## [PROMPT]
Repeat the material verbatim. Images are excluded from the copy.
=== SUPPLIED DATA ===
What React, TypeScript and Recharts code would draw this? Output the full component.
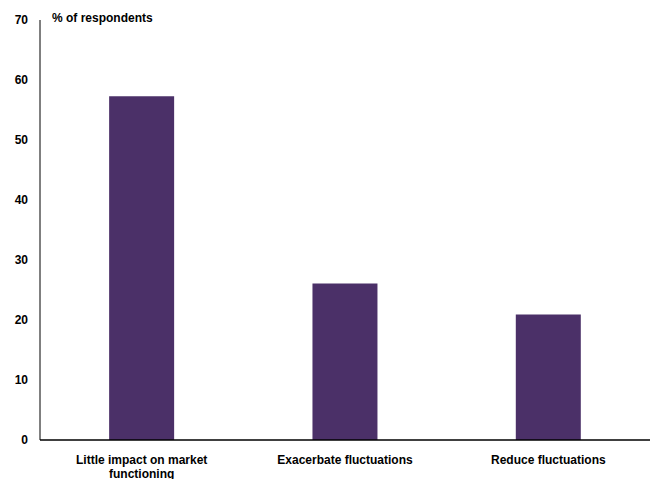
import React from "react";
import { BarChart, Bar, XAxis, YAxis } from "recharts";

const categories = ["Little impact on market functioning", "Exacerbate fluctuations", "Reduce fluctuations"];
const values = [57.3, 26.1, 20.9];
const yTicks = [0, 10, 20, 30, 40, 50, 60, 70];

const data = categories.map((c, i) => ({ name: c, value: values[i] }));

const FF = "'Liberation Sans', Arial, sans-serif";
const font = { fontFamily: FF, fontWeight: 700, fontSize: 12, fill: "#000" };

function wrap(s: string, maxChars: number): string[] {
  const words = s.split(" ");
  const lines: string[] = [];
  let cur = "";
  for (const w of words) {
    const next = cur ? cur + " " + w : w;
    if (next.length > maxChars && cur) {
      lines.push(cur);
      cur = w;
    } else {
      cur = next;
    }
  }
  if (cur) lines.push(cur);
  return lines;
}

function XTick(props: any) {
  const { x, y, payload } = props;
  const lines = wrap(String(payload.value), 26);
  return (
    <text x={x} y={y + 22} textAnchor="middle" style={{ fontFamily: FF, fontWeight: 700, fontSize: 12 }} fill="#000">
      {lines.map((l, i) => (
        <tspan key={i} x={x} dy={i === 0 ? 0 : 14}>{l}</tspan>
      ))}
    </text>
  );
}

export default function App() {
  return (
    <div style={{ position: "absolute", left: 0, top: 0, width: 657, height: 479, background: "#fff" }}>
      <BarChart width={657} height={479} data={data} margin={{ top: 20, right: 7, bottom: 0, left: 0 }} barCategoryGap="34%">
        <XAxis
          dataKey="name"
          height={39}
          tickLine={false}
          tickSize={0}
          interval={0}
          axisLine={{ stroke: "#000", strokeWidth: 1.5 }}
          tick={<XTick />}
        />
        <YAxis
          width={40}
          domain={[0, 70]}
          ticks={yTicks}
          tickLine={false}
          tickSize={6}
          tickMargin={6}
          axisLine={{ stroke: "#000", strokeWidth: 1 }}
          tick={font}
        />
        <Bar dataKey="value" fill="#4B3068" isAnimationActive={false} />
        <text x={52} y={22} style={{ fontFamily: FF, fontWeight: 700, fontSize: 12 }} fill="#000">% of respondents</text>
      </BarChart>
    </div>
  );
}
===
## [TASK RESPONSE]
What React, TypeScript and Recharts code would draw this? Output the full component.
import React from "react";
import { BarChart, Bar, XAxis, YAxis } from "recharts";

const categories = ["Little impact on market functioning", "Exacerbate fluctuations", "Reduce fluctuations"];
const values = [57.3, 26.1, 20.9];
const yTicks = [0, 10, 20, 30, 40, 50, 60, 70];

const data = categories.map((c, i) => ({ name: c, value: values[i] }));

const FF = "'Liberation Sans', Arial, sans-serif";
const font = { fontFamily: FF, fontWeight: 700, fontSize: 12, fill: "#000" };

function wrap(s: string, maxChars: number): string[] {
  const words = s.split(" ");
  const lines: string[] = [];
  let cur = "";
  for (const w of words) {
    const next = cur ? cur + " " + w : w;
    if (next.length > maxChars && cur) {
      lines.push(cur);
      cur = w;
    } else {
      cur = next;
    }
  }
  if (cur) lines.push(cur);
  return lines;
}

function XTick(props: any) {
  const { x, y, payload } = props;
  const lines = wrap(String(payload.value), 26);
  return (
    <text x={x} y={y + 22} textAnchor="middle" style={{ fontFamily: FF, fontWeight: 700, fontSize: 12 }} fill="#000">
      {lines.map((l, i) => (
        <tspan key={i} x={x} dy={i === 0 ? 0 : 14}>{l}</tspan>
      ))}
    </text>
  );
}

export default function App() {
  return (
    <div style={{ position: "absolute", left: 0, top: 0, width: 657, height: 479, background: "#fff" }}>
      <BarChart width={657} height={479} data={data} margin={{ top: 20, right: 7, bottom: 0, left: 0 }} barCategoryGap="34%">
        <XAxis
          dataKey="name"
          height={39}
          tickLine={false}
          tickSize={0}
          interval={0}
          axisLine={{ stroke: "#000", strokeWidth: 1.5 }}
          tick={<XTick />}
        />
        <YAxis
          width={40}
          domain={[0, 70]}
          ticks={yTicks}
          tickLine={false}
          tickSize={6}
          tickMargin={6}
          axisLine={{ stroke: "#000", strokeWidth: 1 }}
          tick={font}
        />
        <Bar dataKey="value" fill="#4B3068" isAnimationActive={false} />
        <text x={52} y={22} style={{ fontFamily: FF, fontWeight: 700, fontSize: 12 }} fill="#000">% of respondents</text>
      </BarChart>
    </div>
  );
}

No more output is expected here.